GOAL:
Copy out the listing that follows, exact in every word, and skip the images.
## START SUPPLIED DATA
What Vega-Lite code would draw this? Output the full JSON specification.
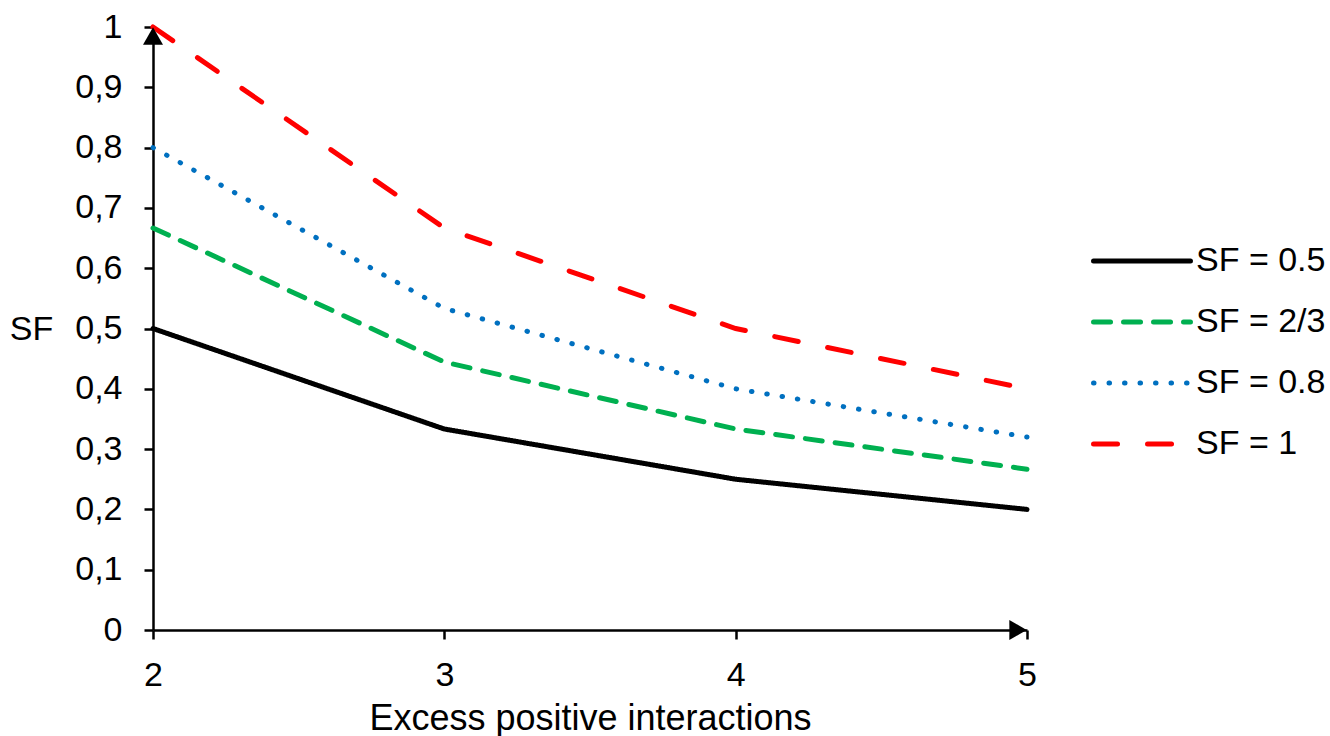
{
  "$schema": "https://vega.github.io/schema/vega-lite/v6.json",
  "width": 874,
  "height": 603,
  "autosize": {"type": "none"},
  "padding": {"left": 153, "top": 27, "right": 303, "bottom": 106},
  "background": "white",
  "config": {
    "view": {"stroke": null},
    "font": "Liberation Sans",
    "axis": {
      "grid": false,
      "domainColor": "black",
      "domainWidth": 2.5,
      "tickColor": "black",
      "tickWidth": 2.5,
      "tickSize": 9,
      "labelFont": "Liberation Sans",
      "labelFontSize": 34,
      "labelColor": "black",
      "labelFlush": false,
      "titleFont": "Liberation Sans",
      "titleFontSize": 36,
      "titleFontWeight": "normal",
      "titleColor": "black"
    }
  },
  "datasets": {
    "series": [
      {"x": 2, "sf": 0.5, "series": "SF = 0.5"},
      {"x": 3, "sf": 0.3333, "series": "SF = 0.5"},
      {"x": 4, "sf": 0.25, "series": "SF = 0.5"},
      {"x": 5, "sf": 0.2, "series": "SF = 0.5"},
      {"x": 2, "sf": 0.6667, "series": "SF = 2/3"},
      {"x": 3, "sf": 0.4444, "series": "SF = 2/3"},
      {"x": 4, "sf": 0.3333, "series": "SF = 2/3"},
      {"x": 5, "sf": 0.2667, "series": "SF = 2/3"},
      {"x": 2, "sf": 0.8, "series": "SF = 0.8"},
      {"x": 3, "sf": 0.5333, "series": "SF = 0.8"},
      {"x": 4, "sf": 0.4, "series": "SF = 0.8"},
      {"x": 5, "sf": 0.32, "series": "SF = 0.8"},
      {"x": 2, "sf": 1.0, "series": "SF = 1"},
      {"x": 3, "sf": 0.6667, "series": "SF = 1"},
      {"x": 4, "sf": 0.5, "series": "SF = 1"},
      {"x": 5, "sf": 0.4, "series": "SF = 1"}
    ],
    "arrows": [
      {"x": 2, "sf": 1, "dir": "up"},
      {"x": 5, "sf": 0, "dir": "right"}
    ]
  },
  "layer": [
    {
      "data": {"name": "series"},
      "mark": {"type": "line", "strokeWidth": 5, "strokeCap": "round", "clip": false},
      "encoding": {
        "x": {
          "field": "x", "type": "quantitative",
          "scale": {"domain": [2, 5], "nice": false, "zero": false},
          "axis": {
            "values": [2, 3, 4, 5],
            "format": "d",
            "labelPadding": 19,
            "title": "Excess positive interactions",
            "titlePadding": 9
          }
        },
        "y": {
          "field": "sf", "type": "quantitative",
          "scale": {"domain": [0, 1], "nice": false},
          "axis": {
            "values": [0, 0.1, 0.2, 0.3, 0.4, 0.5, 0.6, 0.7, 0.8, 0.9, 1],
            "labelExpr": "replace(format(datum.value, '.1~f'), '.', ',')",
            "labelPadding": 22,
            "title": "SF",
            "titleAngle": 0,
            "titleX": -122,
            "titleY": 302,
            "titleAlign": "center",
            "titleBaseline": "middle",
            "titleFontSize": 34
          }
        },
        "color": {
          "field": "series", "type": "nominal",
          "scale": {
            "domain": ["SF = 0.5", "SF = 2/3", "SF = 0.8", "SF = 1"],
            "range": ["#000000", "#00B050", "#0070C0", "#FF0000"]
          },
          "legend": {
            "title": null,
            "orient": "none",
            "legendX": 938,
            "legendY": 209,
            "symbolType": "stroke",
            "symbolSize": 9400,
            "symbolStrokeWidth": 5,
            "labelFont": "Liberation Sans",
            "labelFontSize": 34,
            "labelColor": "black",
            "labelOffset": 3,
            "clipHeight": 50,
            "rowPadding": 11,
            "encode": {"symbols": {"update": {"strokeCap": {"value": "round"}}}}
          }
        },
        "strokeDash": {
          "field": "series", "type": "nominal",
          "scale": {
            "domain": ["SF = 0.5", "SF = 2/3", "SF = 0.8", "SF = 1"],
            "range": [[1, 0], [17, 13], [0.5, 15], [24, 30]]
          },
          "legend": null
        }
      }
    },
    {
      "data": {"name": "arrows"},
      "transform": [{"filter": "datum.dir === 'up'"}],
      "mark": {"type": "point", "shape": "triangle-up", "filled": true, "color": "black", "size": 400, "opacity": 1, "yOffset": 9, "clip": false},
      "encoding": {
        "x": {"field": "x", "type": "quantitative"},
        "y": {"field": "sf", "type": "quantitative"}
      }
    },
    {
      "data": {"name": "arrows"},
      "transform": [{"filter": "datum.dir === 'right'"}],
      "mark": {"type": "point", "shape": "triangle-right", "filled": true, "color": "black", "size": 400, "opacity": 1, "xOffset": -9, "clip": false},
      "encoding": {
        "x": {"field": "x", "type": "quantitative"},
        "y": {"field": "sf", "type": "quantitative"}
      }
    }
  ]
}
## END SUPPLIED DATA
RESULT:
What Vega-Lite code would draw this? Output the full JSON specification.
{
  "$schema": "https://vega.github.io/schema/vega-lite/v6.json",
  "width": 874,
  "height": 603,
  "autosize": {"type": "none"},
  "padding": {"left": 153, "top": 27, "right": 303, "bottom": 106},
  "background": "white",
  "config": {
    "view": {"stroke": null},
    "font": "Liberation Sans",
    "axis": {
      "grid": false,
      "domainColor": "black",
      "domainWidth": 2.5,
      "tickColor": "black",
      "tickWidth": 2.5,
      "tickSize": 9,
      "labelFont": "Liberation Sans",
      "labelFontSize": 34,
      "labelColor": "black",
      "labelFlush": false,
      "titleFont": "Liberation Sans",
      "titleFontSize": 36,
      "titleFontWeight": "normal",
      "titleColor": "black"
    }
  },
  "datasets": {
    "series": [
      {"x": 2, "sf": 0.5, "series": "SF = 0.5"},
      {"x": 3, "sf": 0.3333, "series": "SF = 0.5"},
      {"x": 4, "sf": 0.25, "series": "SF = 0.5"},
      {"x": 5, "sf": 0.2, "series": "SF = 0.5"},
      {"x": 2, "sf": 0.6667, "series": "SF = 2/3"},
      {"x": 3, "sf": 0.4444, "series": "SF = 2/3"},
      {"x": 4, "sf": 0.3333, "series": "SF = 2/3"},
      {"x": 5, "sf": 0.2667, "series": "SF = 2/3"},
      {"x": 2, "sf": 0.8, "series": "SF = 0.8"},
      {"x": 3, "sf": 0.5333, "series": "SF = 0.8"},
      {"x": 4, "sf": 0.4, "series": "SF = 0.8"},
      {"x": 5, "sf": 0.32, "series": "SF = 0.8"},
      {"x": 2, "sf": 1.0, "series": "SF = 1"},
      {"x": 3, "sf": 0.6667, "series": "SF = 1"},
      {"x": 4, "sf": 0.5, "series": "SF = 1"},
      {"x": 5, "sf": 0.4, "series": "SF = 1"}
    ],
    "arrows": [
      {"x": 2, "sf": 1, "dir": "up"},
      {"x": 5, "sf": 0, "dir": "right"}
    ]
  },
  "layer": [
    {
      "data": {"name": "series"},
      "mark": {"type": "line", "strokeWidth": 5, "strokeCap": "round", "clip": false},
      "encoding": {
        "x": {
          "field": "x", "type": "quantitative",
          "scale": {"domain": [2, 5], "nice": false, "zero": false},
          "axis": {
            "values": [2, 3, 4, 5],
            "format": "d",
            "labelPadding": 19,
            "title": "Excess positive interactions",
            "titlePadding": 9
          }
        },
        "y": {
          "field": "sf", "type": "quantitative",
          "scale": {"domain": [0, 1], "nice": false},
          "axis": {
            "values": [0, 0.1, 0.2, 0.3, 0.4, 0.5, 0.6, 0.7, 0.8, 0.9, 1],
            "labelExpr": "replace(format(datum.value, '.1~f'), '.', ',')",
            "labelPadding": 22,
            "title": "SF",
            "titleAngle": 0,
            "titleX": -122,
            "titleY": 302,
            "titleAlign": "center",
            "titleBaseline": "middle",
            "titleFontSize": 34
          }
        },
        "color": {
          "field": "series", "type": "nominal",
          "scale": {
            "domain": ["SF = 0.5", "SF = 2/3", "SF = 0.8", "SF = 1"],
            "range": ["#000000", "#00B050", "#0070C0", "#FF0000"]
          },
          "legend": {
            "title": null,
            "orient": "none",
            "legendX": 938,
            "legendY": 209,
            "symbolType": "stroke",
            "symbolSize": 9400,
            "symbolStrokeWidth": 5,
            "labelFont": "Liberation Sans",
            "labelFontSize": 34,
            "labelColor": "black",
            "labelOffset": 3,
            "clipHeight": 50,
            "rowPadding": 11,
            "encode": {"symbols": {"update": {"strokeCap": {"value": "round"}}}}
          }
        },
        "strokeDash": {
          "field": "series", "type": "nominal",
          "scale": {
            "domain": ["SF = 0.5", "SF = 2/3", "SF = 0.8", "SF = 1"],
            "range": [[1, 0], [17, 13], [0.5, 15], [24, 30]]
          },
          "legend": null
        }
      }
    },
    {
      "data": {"name": "arrows"},
      "transform": [{"filter": "datum.dir === 'up'"}],
      "mark": {"type": "point", "shape": "triangle-up", "filled": true, "color": "black", "size": 400, "opacity": 1, "yOffset": 9, "clip": false},
      "encoding": {
        "x": {"field": "x", "type": "quantitative"},
        "y": {"field": "sf", "type": "quantitative"}
      }
    },
    {
      "data": {"name": "arrows"},
      "transform": [{"filter": "datum.dir === 'right'"}],
      "mark": {"type": "point", "shape": "triangle-right", "filled": true, "color": "black", "size": 400, "opacity": 1, "xOffset": -9, "clip": false},
      "encoding": {
        "x": {"field": "x", "type": "quantitative"},
        "y": {"field": "sf", "type": "quantitative"}
      }
    }
  ]
}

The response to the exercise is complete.